Documents Requiring Wet-Ink Signatures or Physical Formalities
- Wills and Testamentary Dispositions: Notarial and holographic wills strictly demand physical forms and standard witness signatures.
- Real Estate Conveyances: Transfers, sales, or donations of immovable property (land and buildings) must appear in a public document to be registered with the Land Registration Authority (LRA).
- Contracts of Partnership: Where immovable property or real rights are contributed (Art. 1771, Civil Code).
- Special Powers of Attorney (SPA): Specifically those authorizing an agent to sell, mortgage, or dispose of land or interests in real property.
The Problem of Electronic Notarization
Under Philippine law, a document must be notarized to transform it from a private writing into a "public document," making it admissible in evidence without further proof of its authenticity.
While the Supreme Court previously issued the Interim Rules on Remote Notarization (A.M. No. 20-07-04-SC) during public health emergencies to allow videoconference-based notarization, it remains heavily circumscribed and tied to localized executive declarations.
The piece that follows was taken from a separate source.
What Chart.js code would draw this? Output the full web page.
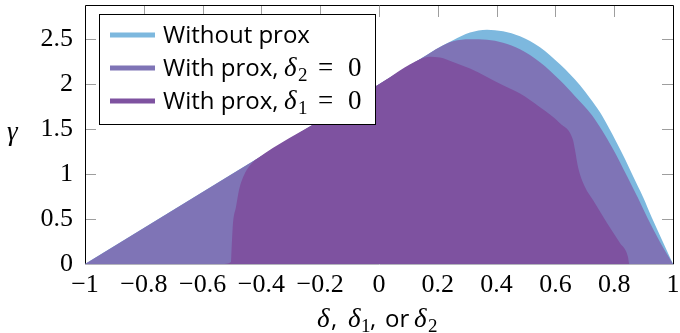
<!DOCTYPE html>
<html><head><meta charset="utf-8">
<script src="https://cdn.jsdelivr.net/npm/chart.js@4.4.0/dist/chart.umd.min.js"></script>
<style>html,body{margin:0;padding:0;background:#fff}#wrap{width:680px;height:333px;position:relative}</style>
</head><body><div id="wrap"><canvas id="c" width="680" height="333"></canvas></div>
<script>
// ---- data ----
const xTickValues = [-1, -0.8, -0.6, -0.4, -0.2, 0, 0.2, 0.4, 0.6, 0.8, 1];
const yTickValues = [0, 0.5, 1, 1.5, 2, 2.5];
const seriesNames = ['Without prox', 'With prox, δ2 = 0', 'With prox, δ1 = 0'];

const noProxDelta = [-1, -0.5, 0, 0.15, 0.2075, 0.2517, 0.3095, 0.3673, 0.4218, 0.4796, 0.5476, 0.6156, 0.6497, 0.6837, 0.7177, 0.7517, 0.7789, 0.8095, 0.8367, 0.8639, 0.898, 0.9286, 0.9626, 1];
const noProxGamma = [0, 1, 2, 2.3, 2.415, 2.49, 2.575, 2.607, 2.589, 2.533, 2.411, 2.222, 2.111, 1.989, 1.844, 1.689, 1.533, 1.344, 1.167, 0.978, 0.744, 0.511, 0.267, 0];

const prox2Delta = [-1, -0.5, 0, 0.15, 0.2075, 0.2517, 0.3095, 0.3673, 0.4218, 0.4796, 0.5476, 0.6156, 0.6667, 0.7245, 0.7585, 0.7925, 0.8197, 0.8469, 0.881, 0.915, 0.9558, 1];
const prox2Gamma = [0, 1, 2, 2.3, 2.415, 2.478, 2.5, 2.494, 2.461, 2.389, 2.244, 2.044, 1.867, 1.656, 1.489, 1.3, 1.133, 0.956, 0.733, 0.5, 0.244, 0];

const prox1Delta = [-0.534, -0.5034, -0.5, -0.4966, -0.4864, -0.4762, -0.4558, -0.4354, -0.415, -0.2, 0, 0.1395, 0.1735, 0.2075, 0.2517, 0.3095, 0.3673, 0.4218, 0.4796, 0.5476, 0.6156, 0.6599, 0.6667, 0.6769, 0.7007, 0.7279, 0.7755, 0.8197, 0.8469, 0.8503, 0.852];
const prox1Gamma = [0, 0.022, 0.267, 0.456, 0.633, 0.822, 1.011, 1.111, 1.17, 1.6, 2, 2.279, 2.306, 2.297, 2.248, 2.174, 2.081, 1.989, 1.897, 1.744, 1.567, 1.378, 1.267, 1.078, 0.856, 0.711, 0.456, 0.233, 0.078, 0.011, 0];

const colors = ['rgb(125,184,222)', 'rgb(127,116,182)', 'rgb(126,82,160)'];

const toPts = (xs, ys) => xs.map((x, i) => ({x: x, y: ys[i]}));
const fmt = v => { const r = Math.round(v * 10) / 10; if (r === 0) return '0'; const s = String(Math.abs(r)); return (r < 0 ? '\u2212' : '') + s; };

const SERIF = "'Liberation Serif', 'DejaVu Serif', serif";
const SANS = "'Open Sans', 'Liberation Sans', sans-serif";

function drawSegs(ctx, y, segs) {
  for (const s of segs) { ctx.font = s.f; ctx.fillText(s.t, s.x, y + (s.dy || 0)); }
}

const decorPlugin = {
  id: 'decor',
  beforeDatasetsDraw(chart) {
    const {ctx, chartArea: a, scales: {x, y}} = chart;
    ctx.save();
    ctx.strokeStyle = '#9e9e9e'; ctx.lineWidth = 1;
    ctx.beginPath();
    for (const v of xTickValues) {
      const px = Math.round(x.getPixelForValue(v)) + 0.5;
      ctx.moveTo(px, a.top); ctx.lineTo(px, a.top + 11);
      ctx.moveTo(px, a.bottom); ctx.lineTo(px, a.bottom - 11);
    }
    for (const v of yTickValues) {
      const py = Math.round(y.getPixelForValue(v)) + 0.5;
      ctx.moveTo(a.left, py); ctx.lineTo(a.left + 11, py);
      ctx.moveTo(a.right, py); ctx.lineTo(a.right - 11, py);
    }
    ctx.stroke();
    ctx.strokeStyle = '#000';
    ctx.beginPath();
    ctx.moveTo(a.left + 0.5, a.bottom + 0.5); ctx.lineTo(a.left + 0.5, a.top - 0.5);
    ctx.lineTo(a.right + 0.5, a.top - 0.5); ctx.lineTo(a.right + 0.5, a.bottom + 0.5);
    ctx.stroke();
    ctx.restore();
  },
  afterDatasetsDraw(chart) {
    const {ctx, chartArea: a} = chart;
    ctx.save();
    ctx.strokeStyle = '#b4b4bc'; ctx.lineWidth = 1;
    ctx.beginPath(); ctx.moveTo(a.left, a.bottom + 0.5); ctx.lineTo(a.right + 1, a.bottom + 0.5); ctx.stroke();

    // legend box
    const L = 99, T = 14, W = 276, H = 110;
    ctx.fillStyle = '#fff'; ctx.fillRect(L, T, W, H);
    ctx.strokeStyle = '#000'; ctx.lineWidth = 1; ctx.strokeRect(L + 0.5, T + 0.5, W, H);
    const rows = [T + 21, T + 54, T + 87];
    ctx.lineWidth = 5;
    rows.forEach((ry, i) => {
      ctx.strokeStyle = colors[i];
      ctx.beginPath(); ctx.moveTo(L + 11, ry); ctx.lineTo(L + 56, ry); ctx.stroke();
    });
    ctx.fillStyle = '#000'; ctx.textBaseline = 'alphabetic'; ctx.textAlign = 'left';
    const tx = L + 64;
    const MI = "italic 27px " + SERIF, MR = "27px " + SERIF, SUB = "19px " + SERIF, TS = "24px " + SANS;
    drawSegs(ctx, rows[0] + 8, [{t: 'Without prox', f: TS, x: tx}]);
    drawSegs(ctx, rows[1] + 8, [{t: 'With prox,', f: TS, x: tx}, {t: 'δ', f: MI, x: tx + 121},
      {t: '2', f: SUB, x: tx + 135, dy: 5}, {t: '=', f: MR, x: tx + 155}, {t: '0', f: MR, x: tx + 185}]);
    drawSegs(ctx, rows[2] + 8, [{t: 'With prox,', f: TS, x: tx}, {t: 'δ', f: MI, x: tx + 121},
      {t: '1', f: SUB, x: tx + 135, dy: 5}, {t: '=', f: MR, x: tx + 155}, {t: '0', f: MR, x: tx + 185}]);

    // axis titles
    const bx = 317, by = 327;
    drawSegs(ctx, by, [{t: 'δ', f: MI, x: bx}, {t: ',', f: TS, x: bx + 14},
      {t: 'δ', f: MI, x: bx + 31}, {t: '1', f: SUB, x: bx + 44, dy: 5}, {t: ',', f: TS, x: bx + 53},
      {t: 'or', f: TS, x: bx + 68}, {t: 'δ', f: MI, x: bx + 97}, {t: '2', f: SUB, x: bx + 111, dy: 5}]);
    drawSegs(ctx, 140, [{t: 'γ', f: MI, x: 7}]);
    ctx.restore();
  }
};

new Chart(document.getElementById('c'), {
  type: 'line',
  data: {
    datasets: [
      {label: seriesNames[0], data: toPts(noProxDelta, noProxGamma), backgroundColor: colors[0], order: 3},
      {label: seriesNames[1], data: toPts(prox2Delta, prox2Gamma), backgroundColor: colors[1], order: 2},
      {label: seriesNames[2], data: toPts(prox1Delta, prox1Gamma), backgroundColor: colors[2], order: 1}
    ].map(d => Object.assign(d, {fill: 'origin', borderWidth: 0, borderColor: d.backgroundColor, pointRadius: 0,
      cubicInterpolationMode: 'monotone', tension: 0.4}))
  },
  options: {
    responsive: false, animation: false, devicePixelRatio: 1,
    layout: {padding: {left: 0, right: 7, top: 6, bottom: 0}},
    plugins: {legend: {display: false}, tooltip: {enabled: false}},
    scales: {
      x: {
        type: 'linear', min: -1, max: 1,
        afterBuildTicks: s => { s.ticks = xTickValues.map(v => ({value: v})); },
        afterFit: s => { s.height = 69; s.paddingLeft = 0; s.paddingRight = 0; s.paddingTop = 0; s.paddingBottom = 0; },
        grid: {display: false, drawTicks: false}, border: {display: false},
        ticks: {autoSkip: false, maxRotation: 0, padding: 6, color: '#000',
          font: {family: SERIF, size: 26}, callback: v => fmt(v)}
      },
      y: {
        type: 'linear', min: 0, max: 2.87,
        afterBuildTicks: s => { s.ticks = yTickValues.map(v => ({value: v})); },
        afterFit: s => { s.width = 85; s.paddingTop = 0; s.paddingBottom = 0; s.paddingLeft = 0; s.paddingRight = 0; },
        grid: {display: false, drawTicks: false}, border: {display: false},
        ticks: {padding: 12, color: '#000', font: {family: SERIF, size: 26}, callback: v => fmt(v)}
      }
    }
  },
  plugins: [decorPlugin]
});
</script>
</body></html>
For routine commercial agreements, traditional, in-person physical notarization using wet-ink signatures remains the legal gold standard for creating third-party binding public documents.
However, regulatory bodies like the Securities and Exchange Commission (SEC) actively permit electronic signatures for standard corporate submissions, including Audited Financial Statements (AFS) and General Information Sheets (GIS).
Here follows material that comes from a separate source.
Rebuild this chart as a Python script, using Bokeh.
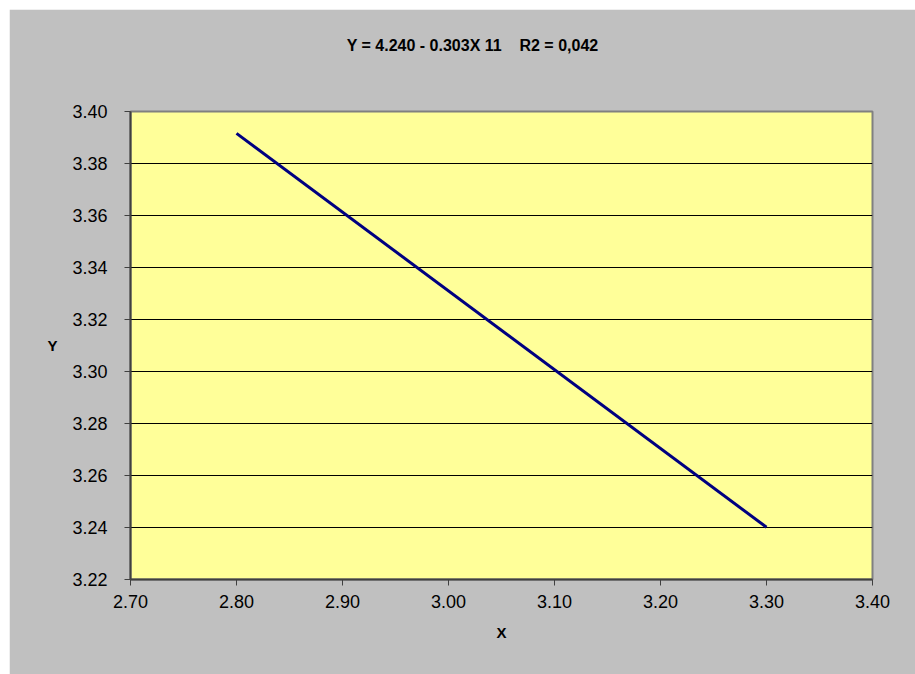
from bokeh.plotting import figure
from bokeh.models import Range1d, FixedTicker, NumeralTickFormatter, LinearAxis
from bokeh.embed import file_html
from bokeh.resources import INLINE

# data
x_vals = [2.80, 3.30]
y_vals = [3.3916, 3.2401]
x_ticks = [2.70, 2.80, 2.90, 3.00, 3.10, 3.20, 3.30, 3.40]
y_ticks = [3.22, 3.24, 3.26, 3.28, 3.30, 3.32, 3.34, 3.36, 3.38, 3.40]
title_text = "Y = 4.240 - 0.303X 11\u00a0\u00a0\u00a0 R2 = 0,042"

FONT = "Liberation Sans"
GRAY = "#C0C0C0"

p = figure(width=906, height=665, output_backend="svg", toolbar_location=None,
           x_range=Range1d(2.70, 3.40), y_range=Range1d(3.22, 3.40),
           min_border_left=121, min_border_right=43, min_border_top=102, min_border_bottom=95)
p.margin = (9, 0, 0, 9)
p.background_fill_color = "#FFFF99"
p.border_fill_color = GRAY
p.outline_line_color = "#808080"
p.outline_line_width = 2

xax = p.below[0]
yax = p.left[0]
xax.ticker = FixedTicker(ticks=x_ticks)
yax.ticker = FixedTicker(ticks=y_ticks)
for ax in (xax, yax):
    ax.formatter = NumeralTickFormatter(format="0.00")
    ax.major_label_text_font = FONT
    ax.major_label_text_font_size = "18px"
    ax.major_label_text_color = "#000000"
    ax.axis_line_color = "#404040"
    ax.axis_line_width = 2
    ax.major_tick_line_color = "#404040"
    ax.major_tick_line_width = 1
    ax.major_tick_in = 0
    ax.major_tick_out = 6
    ax.minor_tick_line_color = None
    ax.axis_label_text_font = FONT
    ax.axis_label_text_font_size = "15px"
    ax.axis_label_text_font_style = "bold"
    ax.axis_label_text_color = "#000000"
xax.major_label_standoff = 9
yax.major_label_standoff = 17

xax.axis_label = "X"
xax.axis_label_standoff = 13
yax.axis_label = "Y"
yax.axis_label_standoff = 12
try:
    yax.axis_label_orientation = "horizontal"
except Exception:
    pass

p.xgrid.grid_line_color = None
p.ygrid.grid_line_color = "#000000"
p.ygrid.grid_line_width = 1

# chart title, drawn as the label of a bare axis above the plot area
# (trailing no-break spaces shift its centre left as in the reference)
top_axis = LinearAxis(ticker=FixedTicker(ticks=[]), axis_label=title_text + "\u00a0" * 13,
                      axis_line_color=None, major_tick_line_color=None,
                      minor_tick_line_color=None, major_label_text_font_size="0px",
                      axis_label_standoff=58,
                      axis_label_text_font=FONT, axis_label_text_font_size="16px",
                      axis_label_text_font_style="bold", axis_label_text_color="#000000")
p.add_layout(top_axis, "above")

p.line(x_vals, y_vals, line_color="#000080", line_width=3)

open("out.html", "w").write(file_html(p, INLINE))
6. Summary of E-Signature Usability
| Transaction / Document Type | E-Signature Validity | Legal Requirement / Caveat |
|---|---|---|
| Commercial Contracts (NDAs, Sales, Vendor Agreements) | Fully Valid | Subject to the Reliability Test and clear audit trails. |
| Employment Contracts & HR Forms | Fully Valid | Enforceable if identity and intent can be proven. |
| Corporate Filings (SEC Forms, Board Resolutions) | Valid | Accepted pursuant to SEC rules and circulars. |
| Real Estate Deeds (Deed of Absolute Sale, Real Estate Mortgage) | Restricted | Requires traditional physical notarization to bind third parties. |
| Wills & Last Testaments | Invalid | Strictly requires manual execution under the Civil Code. |
Conclusion
Electronic signatures enjoy robust legal recognition in the Philippines under Republic Act No. 8792 and the Supreme Court Rules on Electronic Evidence. For everyday business transactions, employment onboarding, and cross-border commercial operations, standard and digital signatures provide a fully enforceable legal foundation.
However, to mitigate litigation risks, enterprises must utilize platforms that generate immutable audit trails, satisfy identity verification standards, and ensure document integrity to successfully withstand judicial scrutiny.